Sunday, July 08, 2007

You Say Pixma, I say Pixus

I've had an Epson Stylus Color 740i in translucent orange for over 7 years now. I bought it to replace an absolutely gigantic early color inkjet Epson printer. I was even dumb enough to pay an extra $10 for the orange cover (it came with a blue one) so it would match the iMac we had at that time. For at least 4 of those years, it has been a royal pain in the ass in terms of print quality. Over the last several months, it had been printing magenta instead of black on occasion but I still wouldn't give up on it. Four days ago, it finally gave up on me.

Usually, my problem with it was that it wouldn't print well or would smudge ink all over the page as it printed. The other day, it went on a hunger strike and refused to feed any more paper into itself. No matter what I did, it wouldn't suck down one more sheet so I reluctantly started researching new printers.

My main criteria in making my choice was that it be a model I could get from Amazon Japan for less than ¥15,000 ($121) with reasonably-priced (if not cheap) ink cartridge replacements available via mail order of some fashion, be well-reviewed and that the model be mirrored by a similar English language model so I could download a manual and software in English. That was actually a pretty tall order, particularly the latter.

After considerable research, I chose a Canon Pixus. For reasons I'm not sure of, the Pixus series is called Pixma in the U.S. At least some of the models (if not all) are exactly the same machines in each country. I downloaded the software and manuals and checked out on-line reviews.

Everything negative that the reviews mentioned was true. The printer is relatively big and boxy and is somewhat cheap in its feel. It also does not come with a USB cable to connect it to your computer. One bad point which ended up being less of an issue for me was the cost of the ink. For some reason, the cartridges are $7 each in Japan when you buy a 4-pack and $11 each in the U.S. On the down side though, the cartridges come with computer chips and can't be refilled so that's out for me now as a way of saving money. One final negative for U.S. models which isn't an issue for Japanese or European ones is a CD printing tray isn't included. I have no idea why the U.S. models don't come with these simple and clearly inexpensive bits of plastic but I got mine.

I set it up and did a test printing and it's shockingly noisy at times. It makes somewhat loud clunky noises as the head lines itself up and it can be a little worrying when you're new to using the machine. You get the feeling it's in there chewing up its parts and you've made a horrible mistake in your set up but it seems fine.

I haven't printed much with it yet but the test print I did looked good. The main benefit for me is that paper can be fed in through a cassette at the bottom rather than a clunky sheet feeder in the back. It does have a feeder in back as well so you can use it alone or you can put two different types and sizes of paper in at the same time and choose which orifice to feed the paper from. For me, it works best this way because I have to use the printer on a low shelf under a desk and it's hard to get to the back to put in paper. This way, it all goes in and out the front.
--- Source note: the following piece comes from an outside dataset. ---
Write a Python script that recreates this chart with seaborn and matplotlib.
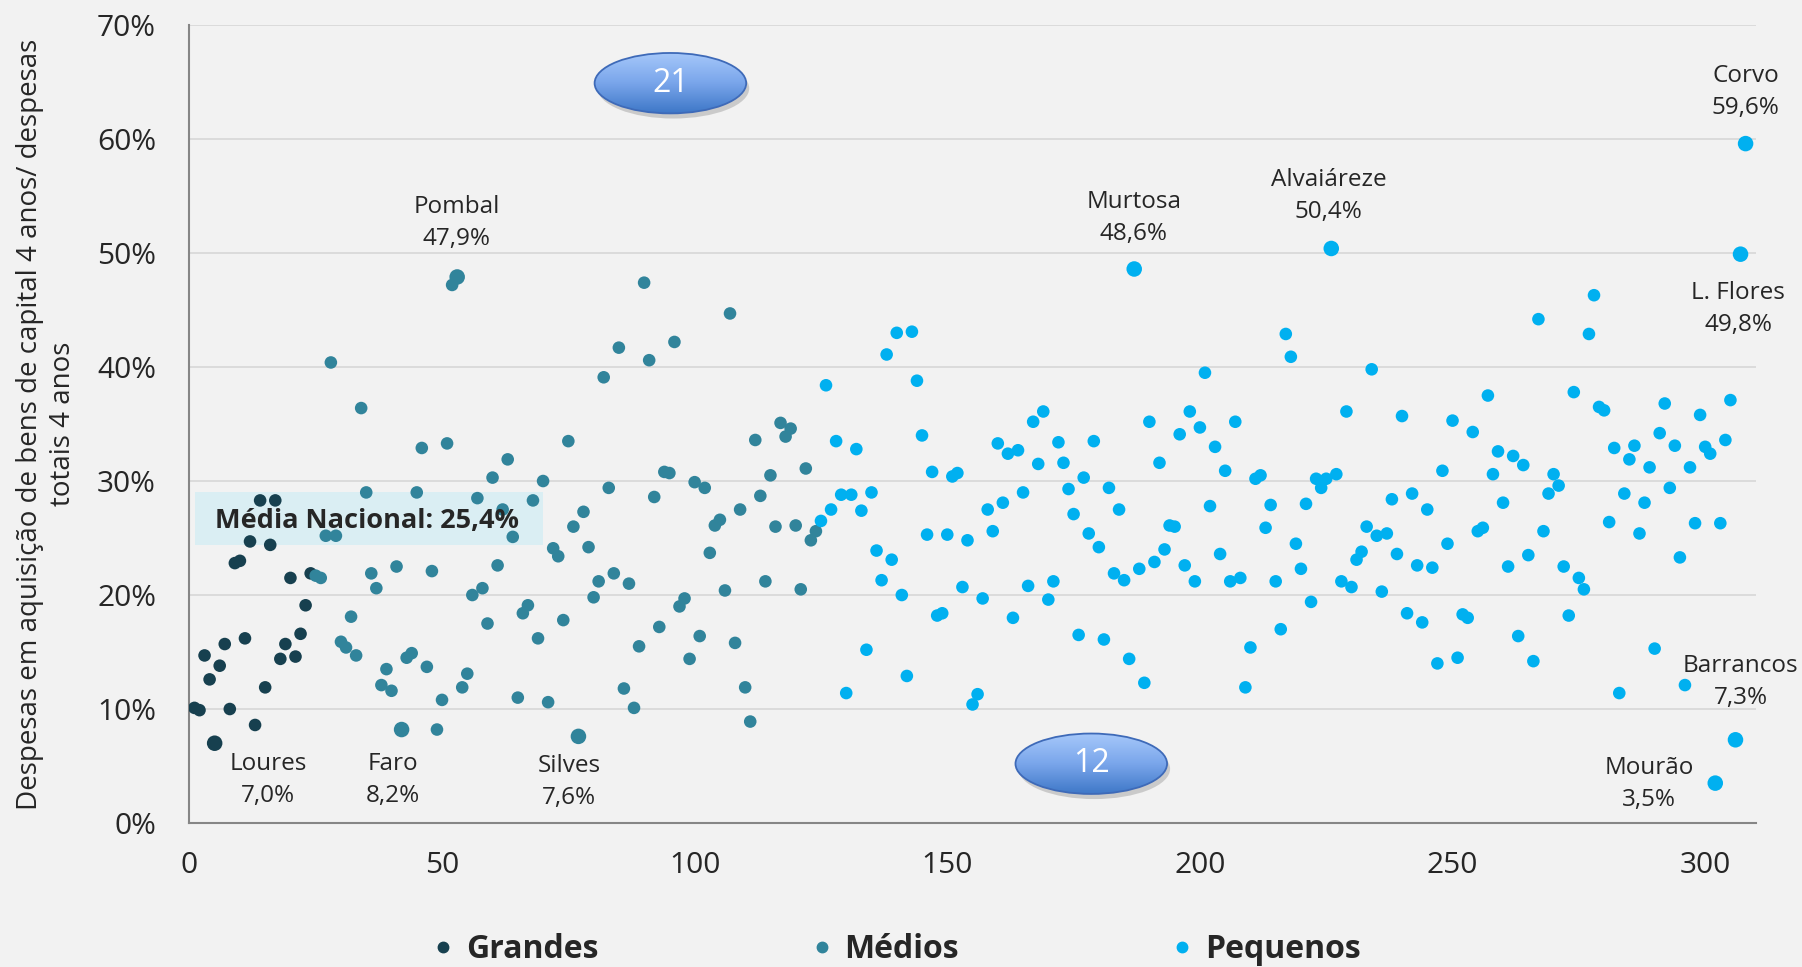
import numpy as np
import pandas as pd
import matplotlib
matplotlib.use("Agg")
import matplotlib.pyplot as plt
import seaborn as sns
from matplotlib.patches import Ellipse, Rectangle
from matplotlib.lines import Line2D
from matplotlib.ticker import PercentFormatter

# despesas em bens de capital / despesas totais (%), por municipio ordenado
grandes = [10.1, 9.9, 14.7, 12.6, 7.0, 13.8, 15.7, 10.0, 22.8, 23.0, 16.2, 24.7,
           8.6, 28.3, 11.9, 24.4, 28.3, 14.4, 15.7, 21.5, 14.6, 16.6, 19.1, 21.9]

medios = [21.7, 21.5, 25.2, 40.4, 25.2, 15.9, 15.4, 18.1, 14.7, 36.4,
          29.0, 21.9, 20.6, 12.1, 13.5, 11.6, 22.5, 8.2, 14.5, 14.9,
          29.0, 32.9, 13.7, 22.1, 8.2, 10.8, 33.3, 47.2, 47.9, 11.9,
          13.1, 20.0, 28.5, 20.6, 17.5, 30.3, 22.6, 27.5, 31.9, 25.1,
          11.0, 18.4, 19.1, 28.3, 16.2, 30.0, 10.6, 24.1, 23.4, 17.8,
          33.5, 26.0, 7.6, 27.3, 24.2, 19.8, 21.2, 39.1, 29.4, 21.9,
          41.7, 11.8, 21.0, 10.1, 15.5, 47.4, 40.6, 28.6, 17.2, 30.8,
          30.7, 42.2, 19.0, 19.7, 14.4, 29.9, 16.4, 29.4, 23.7, 26.1,
          26.6, 20.4, 44.7, 15.8, 27.5, 11.9, 8.9, 33.6, 28.7, 21.2,
          30.5, 26.0, 35.1, 33.9, 34.6, 26.1, 20.5, 31.1, 24.8, 25.6]

pequenos = [26.5, 38.4, 27.5, 33.5, 28.8, 11.4, 28.8, 32.8, 27.4, 15.2,
            29.0, 23.9, 21.3, 41.1, 23.1, 43.0, 20.0, 12.9, 43.1, 38.8,
            34.0, 25.3, 30.8, 18.2, 18.4, 25.3, 30.4, 30.7, 20.7, 24.8,
            10.4, 11.3, 19.7, 27.5, 25.6, 33.3, 28.1, 32.4, 18.0, 32.7,
            29.0, 20.8, 35.2, 31.5, 36.1, 19.6, 21.2, 33.4, 31.6, 29.3,
            27.1, 16.5, 30.3, 25.4, 33.5, 24.2, 16.1, 29.4, 21.9, 27.5,
            21.3, 14.4, 48.6, 22.3, 12.3, 35.2, 22.9, 31.6, 24.0, 26.1,
            26.0, 34.1, 22.6, 36.1, 21.2, 34.7, 39.5, 27.8, 33.0, 23.6,
            30.9, 21.2, 35.2, 21.5, 11.9, 15.4, 30.2, 30.5, 25.9, 27.9,
            21.2, 17.0, 42.9, 40.9, 24.5, 22.3, 28.0, 19.4, 30.2, 29.4,
            30.2, 50.4, 30.6, 21.2, 36.1, 20.7, 23.1, 23.8, 26.0, 39.8,
            25.2, 20.3, 25.4, 28.4, 23.6, 35.7, 18.4, 28.9, 22.6, 17.6,
            27.5, 22.4, 14.0, 30.9, 24.5, 35.3, 14.5, 18.3, 18.0, 34.3,
            25.6, 25.9, 37.5, 30.6, 32.6, 28.1, 22.5, 32.2, 16.4, 31.4,
            23.5, 14.2, 44.2, 25.6, 28.9, 30.6, 29.6, 22.5, 18.2, 37.8,
            21.5, 20.5, 42.9, 46.3, 36.5, 36.2, 26.4, 32.9, 11.4, 28.9,
            31.9, 33.1, 25.4, 28.1, 31.2, 15.3, 34.2, 36.8, 29.4, 33.1,
            23.3, 12.1, 31.2, 26.3, 35.8, 33.0, 32.4, 3.5, 26.3, 33.6,
            37.1, 7.3, 49.9, 59.6]

categorias = ["Grandes", "Médios", "Pequenos"]
cores = ["#17404F", "#31849B", "#00B0F0"]

# municipios destacados: nome, indice, valor, posicao do texto (x, y)
destaques = [("Loures", 5, 7.0, 15.6, 3.8), ("Faro", 42, 8.2, 40.2, 3.8),
             ("Silves", 77, 7.6, 75.2, 3.6), ("Pombal", 53, 47.9, 52.9, 52.6),
             ("Murtosa", 187, 48.6, 186.9, 53.1), ("Alvaiáreze", 226, 50.4, 225.5, 55.0),
             ("Corvo", 308, 59.6, 308.0, 64.1), ("L. Flores", 307, 49.8, 306.5, 45.1),
             ("Barrancos", 306, 7.3, 307.0, 12.4), ("Mourão", 302, 3.5, 288.9, 3.4)]

media_nacional = 25.4
caixas = [("21", 95.2, 64.9), ("12", 178.5, 5.2)]


def pct(v):
    return f"{v:.1f}%".replace(".", ",")


valores = grandes + medios + pequenos
grupo = (["Grandes"] * len(grandes) + ["Médios"] * len(medios)
         + ["Pequenos"] * len(pequenos))
df = pd.DataFrame({"ordem": np.arange(1, len(valores) + 1), "valor": valores,
                   "grupo": grupo})

sns.set_style("white")
plt.rcParams["font.family"] = ["Open Sans", "DejaVu Sans"]
bg = "#F2F2F2"

fig = plt.figure(figsize=(18.02, 9.67), dpi=100, facecolor=bg)
ax = fig.add_axes([0.1051, 0.1489, 0.8692, 0.8252])
ax.set_facecolor(bg)

# caixa da media nacional
ax.add_patch(Rectangle((1.2, 24.4), 68.8, 4.65, facecolor="#DAEEF3",
                       edgecolor="none", zorder=1))

pal = dict(zip(categorias, cores))
sns.scatterplot(data=df, x="ordem", y="valor", hue="grupo", palette=pal,
                s=82, linewidth=0, legend=False, ax=ax, zorder=3)

idx = [d[1] for d in destaques]
sub = df[df["ordem"].isin(idx)]
sns.scatterplot(data=sub, x="ordem", y="valor", hue="grupo", palette=pal,
                s=125, linewidth=0, legend=False, ax=ax, zorder=4)

ax.text(5.1, 26.5, "Média Nacional: " + pct(media_nacional),
        fontsize=19.5, fontweight="bold", va="center", ha="left", zorder=5)

for nome, i, v, tx, ty in destaques:
    ax.text(tx, ty, nome + "\n" + pct(v), ha="center",
            va="center", fontsize=17.5, linespacing=1.45, zorder=5)

# elipses com gradiente
grad = np.linspace(0, 1, 100).reshape(-1, 1)
cmap = matplotlib.colors.LinearSegmentedColormap.from_list(
    "azul", ["#A6C8FA", "#7AA6EB", "#3F78C8"])
for txt, cx, cy in caixas:
    w, h = 30.0, 5.3
    sh = Ellipse((cx + 0.6, cy - 0.45), w, h, facecolor="#555555", alpha=0.25,
                 edgecolor="none", zorder=5)
    ax.add_patch(sh)
    el = Ellipse((cx, cy), w, h, facecolor="none", edgecolor="#3E6AB8",
                 linewidth=1.3, zorder=7)
    ax.add_patch(el)
    im = ax.imshow(grad, extent=[cx - w / 2, cx + w / 2, cy - h / 2, cy + h / 2],
                   cmap=cmap, aspect="auto", origin="upper", zorder=6)
    im.set_clip_path(el)
    ax.text(cx, cy, txt, color="white", fontsize=23, ha="center", va="center",
            zorder=8)

ax.set_xlim(0, 310)
ax.set_ylim(0, 70)
ax.set_xticks(np.arange(0, 301, 50))
ax.set_yticks(np.arange(0, 71, 10))
ax.yaxis.set_major_formatter(PercentFormatter(decimals=0))
ax.grid(axis="y", color="#D9D9D9", linewidth=1.3)
ax.set_axisbelow(True)
for s in ["top", "right"]:
    ax.spines[s].set_visible(False)
for s in ["left", "bottom"]:
    ax.spines[s].set_color("#868686")
    ax.spines[s].set_linewidth(1.5)
ax.tick_params(axis="both", direction="in", length=8, color="#868686",
               labelsize=21.5)
ax.tick_params(axis="y", pad=24)
ax.tick_params(axis="x", pad=20)
ax.set_xlabel("")
ax.set_ylabel("")
fig.text(0.026, 0.5615,
         "Despesas em aquisição de bens de capital 4 anos/ despesas\ntotais 4 anos",
         rotation=90, ha="center", va="center", multialignment="center",
         fontsize=20, linespacing=1.25)

handles = [Line2D([], [], marker="o", linestyle="none", color=c, markersize=7.5)
           for c in cores]
fig.legend(handles, categorias, loc="center", bbox_to_anchor=(0.497, 0.018),
           ncol=3, frameon=False, prop={"weight": "bold", "size": 23},
           columnspacing=6.6, handlelength=0.8, handletextpad=0.3)

fig.savefig("out.png", dpi=100, facecolor=bg)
The other main benefit for me is that the printer's various exposed areas all snap shut into a nice, tidy box. Given that my place is as dusty as a dirt road on a hot summer day, this should help keep crud out of the moving parts for the most part. I'm hoping it ends up serving me as well, or hopefully better, than my dearly departed Stylus Color 740i.


Anonymous said...

just to be sure, Are the cartridges for the Pixus models exactly the same as for the Pixma model? Or there is some block, which does not allow to buy the cheaper cartridges is Japan? I have seen, that the ink cartridges in Europe also have different Order number, so I want to know, if there is not some kind of incompatibility issue.

Thanks for an answer


Shari said...

Unfortunately, I can't guarantee a correct answer. The order numbers are different (as are the names of the printers). The cartridges look absolutely identical and I'd be shocked if they weren't the same.

While it is possible that the computer chips are ever so slightly different, I doubt that is the case. I can't see them going to the trouble just to avoid cross-buying, especially since postage costs would tend to negate the value of ordering from another country.

Sorry that I can't give a better answer!

Anonymous said...

I have the Pixma MP500 and bought the ink for the Pixus MP500. They look exactly the same but the Pixma did not recognize the Pixus inks. Since the chips record the ink level I couldn't just swap out the chips to fool the printer.

Anonymous said...

I have the Pixma MP500 and bought the ink for the Pixus MP500. They look exactly the same but the Pixma did not recognize the Pixus inks. Since the chips record the ink level I couldn't just swap out the chips to fool the printer.

Anonymous said...

i got burned on this too, I have a cheap pixma printer, but bought some japanese cartridges in japan, only to find out they won't work, due to the chip I guess.